The meeting, held at Victoria Falls in Zimbabwe, was also attended by president Jerry Rawlings of Ghana, president Yoweri Museveni of Uganda and prime minister Mahathir Mohamad of Malaysia.

The politicians approached the debate, which was part of a quest for smart partnership that could create a win-win scenario for various stakeholders in the new multiparty dispensation engulfing the region, from the assumption that free press thrives on the commercial imperative of profit-making.

Isn’t it a fact that journalists, well-intending though they might be to the causes of nation-building and economic development, will as employees, serve the business and even political interests of their employers at the expense of the public interest?

Can journalists bite the finger that feeds them?

The media, on the other hand, tried to disabuse the political leaders of this holier-than-thou concern. Our argument was that deregulated dissemination of information—the business of free press—is the heartbeat of democracy.

It provides the citizenry with information with which to make informed choices—including at the ballot—and is also key to participatory democracy.

While there’s no denying that media owners may have vested interests—some of which may be sinister and counter-productive to the interests of nation-building, economic development and improved living standards of the people—journalistic ethics, laws of the land and editorial policies define the parameters under which free press can operate.

More importantly, the same profit interest which politicians see as a weakness is indeed the strength of free press. Since newspapers must be wilfully bought by the public and wilfully advertised in by organisations that see the reading public of those newspapers as their market to thrive, they risk closure if they don’t meet the information needs of the critical reading public.

Over the years, we have witnessed a scenario in which over 30 publications that hit the Malawi market at the dawn of the first multiparty government in 1994 have been reduced to nothing much more than two dailies and four weeklies

Not even government-funded newspapers have thrived! Of course, in the past, we used to see one or two publications resurfacing only during election times for propaganda purposes. Hope we shall see them again as the 2014 polls draw nearer.

What applies to commercial print media is equally true of commercial electronic media. Only those commercial broadcasters that have won the hearts of the public and the advertisers by trying to be balanced, non-partisan and with a wider reach are blooming. The rest are struggling or folding one by one.
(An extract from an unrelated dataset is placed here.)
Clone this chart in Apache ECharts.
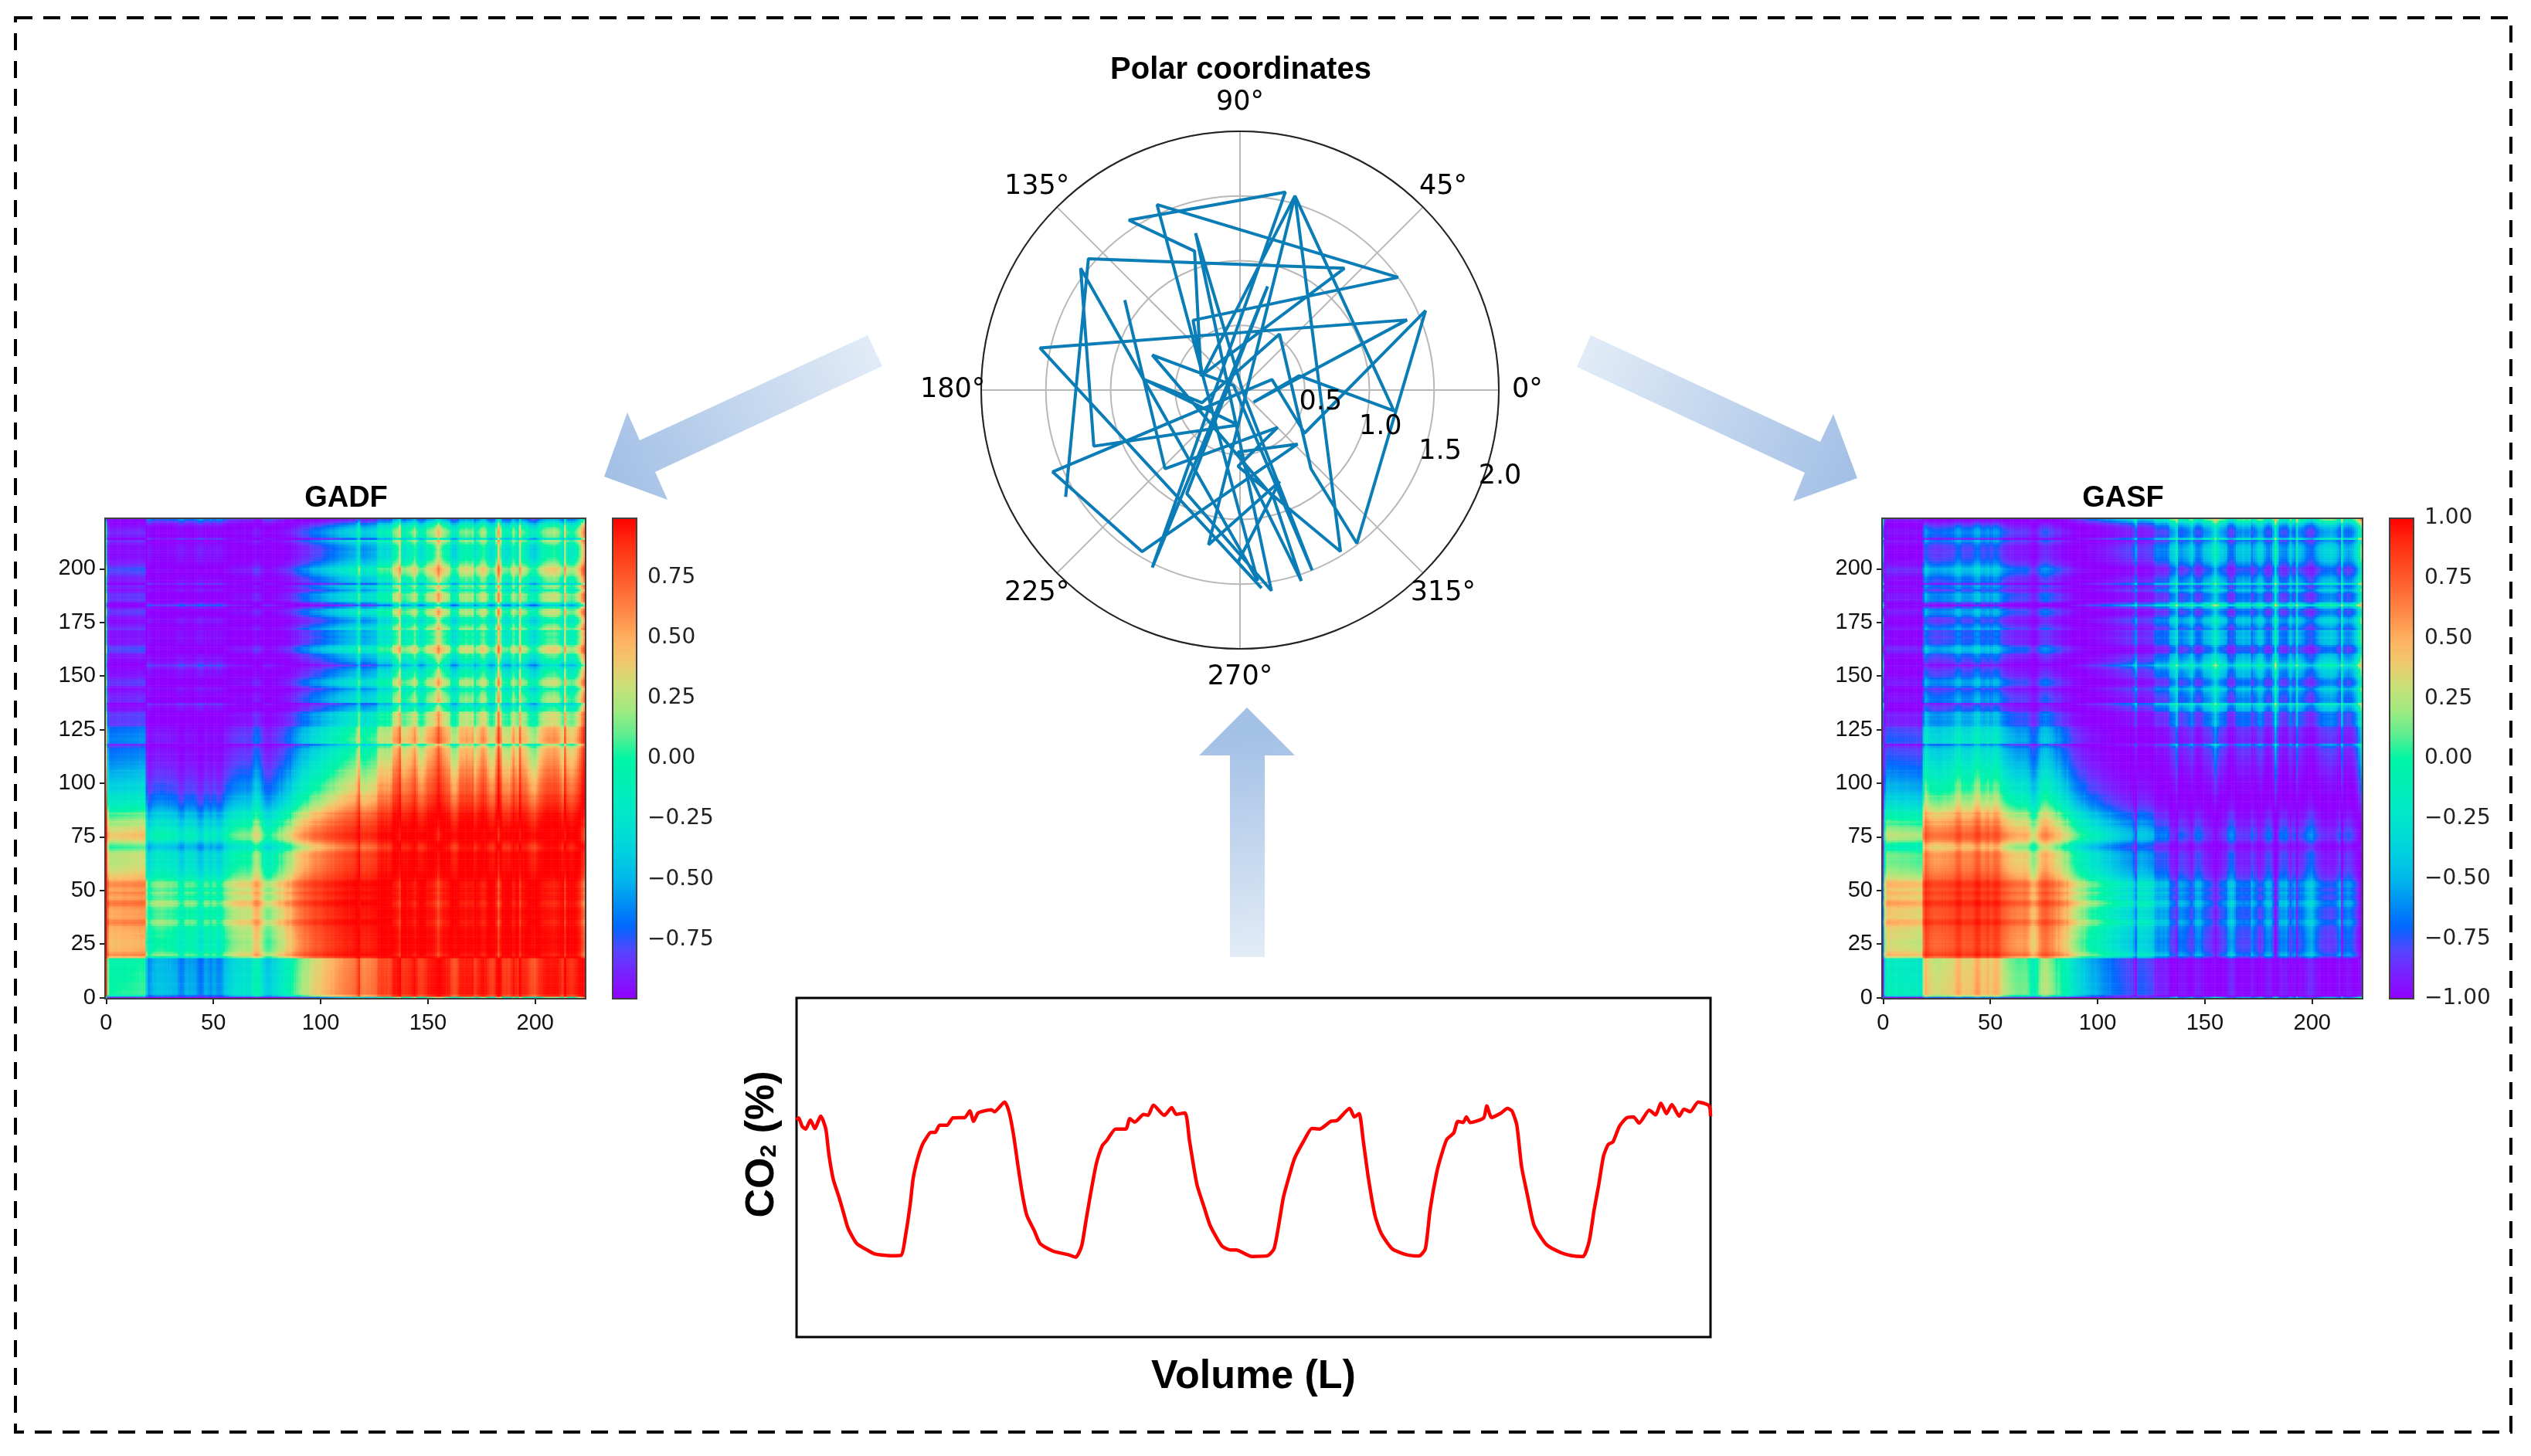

I’ve brought this debate forward because, 13 years after the Victoria Falls debate, President Joyce Banda sees me and my colleagues as thumb-sucking idiots who can be hired to write newspaper article based on a family feud of 40 years, really?

The problem between the media and those occupying elected office is that the latter cherish positive news on the old belief that such news help rally the people’s support for their cause. In the reign of Kamuzu, the role of the media was “to rally the people behind their beloved Ngwazi, the party [MCP] and the government.”

All the presidents who have come after Kamuzu have made similar demands on the media. On MBC, the State-run broadcaster, they have even surpassed the Ngwazi—at least during the transition in the early 1990s—in messing up its editorial content.

But do the people want the media that praise elected leaders? If that were the case, several regulated government-owned publications under UDF and DPP should have grown into major dailies by now. Instead, they are dead and buried. Several party-funded publications followed the same line.

If politicians were doing commendable work at all times, we should have graduated from this abject poverty by now, almost 50 years since attaining our independence. Instead, it’s those in government getting richer by the day when the rest of us are getting poorer.

Whoever vies for an elected office, simply must brace for critical press. Why? Doing good is exactly why they are elected in the first place. Journalists work on the assumption that good work can be made better. There’s always room for improvement.